A month before his tragic death, President John F. Kennedy urged a National Academy of Sciences audience that the United States must harness its tools of oceanic exploration “to drive back the frontiers of the unknown in the waters which encircle our globe.” Kennedy stressed that further exploration of the seas and their unknown properties, in time, would affect the United States’ national security posture.
But increased study of the world’s oceans was only a part of the U.S.’s Cold War era oceanographic strategy. Another component involved inculcating new oceanic information to other interested parties, particularly developing world scientists. Both the United States and the Soviet Union ventured into bodies of water, for example the Indian Ocean, to initiate and instruct the nascent oceanographic institutions and fishery nurseries of the newly independent nations that emerged in the aftermath of the Second World War.

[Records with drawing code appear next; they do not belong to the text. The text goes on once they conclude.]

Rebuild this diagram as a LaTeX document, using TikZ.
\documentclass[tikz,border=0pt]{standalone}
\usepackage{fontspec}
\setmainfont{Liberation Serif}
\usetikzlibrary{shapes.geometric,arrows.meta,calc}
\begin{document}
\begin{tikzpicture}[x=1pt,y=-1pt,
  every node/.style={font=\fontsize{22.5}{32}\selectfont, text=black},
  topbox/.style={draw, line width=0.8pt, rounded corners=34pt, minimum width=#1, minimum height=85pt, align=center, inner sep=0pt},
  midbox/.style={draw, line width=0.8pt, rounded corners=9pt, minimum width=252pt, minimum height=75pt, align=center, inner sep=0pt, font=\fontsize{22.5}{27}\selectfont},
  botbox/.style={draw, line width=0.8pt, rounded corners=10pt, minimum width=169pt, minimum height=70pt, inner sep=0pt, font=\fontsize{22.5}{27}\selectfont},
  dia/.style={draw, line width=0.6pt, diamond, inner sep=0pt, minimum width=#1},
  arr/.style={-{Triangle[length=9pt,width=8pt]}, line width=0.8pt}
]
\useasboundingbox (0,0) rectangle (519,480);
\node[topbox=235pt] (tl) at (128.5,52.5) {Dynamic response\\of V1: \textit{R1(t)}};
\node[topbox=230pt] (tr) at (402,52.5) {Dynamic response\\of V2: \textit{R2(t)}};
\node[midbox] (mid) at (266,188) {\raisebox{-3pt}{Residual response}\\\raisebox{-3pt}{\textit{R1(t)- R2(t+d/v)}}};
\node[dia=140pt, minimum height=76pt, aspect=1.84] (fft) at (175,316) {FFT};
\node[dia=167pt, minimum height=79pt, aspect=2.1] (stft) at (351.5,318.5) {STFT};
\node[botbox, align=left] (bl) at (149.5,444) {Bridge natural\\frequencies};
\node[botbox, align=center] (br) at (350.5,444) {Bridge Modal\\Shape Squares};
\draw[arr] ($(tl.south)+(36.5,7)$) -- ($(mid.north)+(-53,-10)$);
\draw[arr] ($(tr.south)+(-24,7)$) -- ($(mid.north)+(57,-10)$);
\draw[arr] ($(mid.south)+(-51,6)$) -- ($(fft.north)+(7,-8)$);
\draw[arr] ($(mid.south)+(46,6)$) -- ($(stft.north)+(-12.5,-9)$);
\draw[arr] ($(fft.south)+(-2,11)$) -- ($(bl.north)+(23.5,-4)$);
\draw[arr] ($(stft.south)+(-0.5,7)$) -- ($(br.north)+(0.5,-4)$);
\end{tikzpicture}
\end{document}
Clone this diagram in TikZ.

This paper examines American governmental efforts, with an emphasis on the United States’ involvement in the International Indian Ocean Expedition, to educate developing world scientists about the benefits of Western-based U.S-led science, in contrast to Soviet-style scientific practices. American national security officials theorized that this initial contact would unfold into a friendlier and more collaborative relationship between the United States and developing world nations to better understand the environmental properties of the Indian Ocean. Drawing upon U.S. State Department as well as other federal agencies’ records, this project argues that imparting greater knowledge of the Indian Ocean and its many resources developed into a contested geopolitical forum between the United States and the Soviet Union.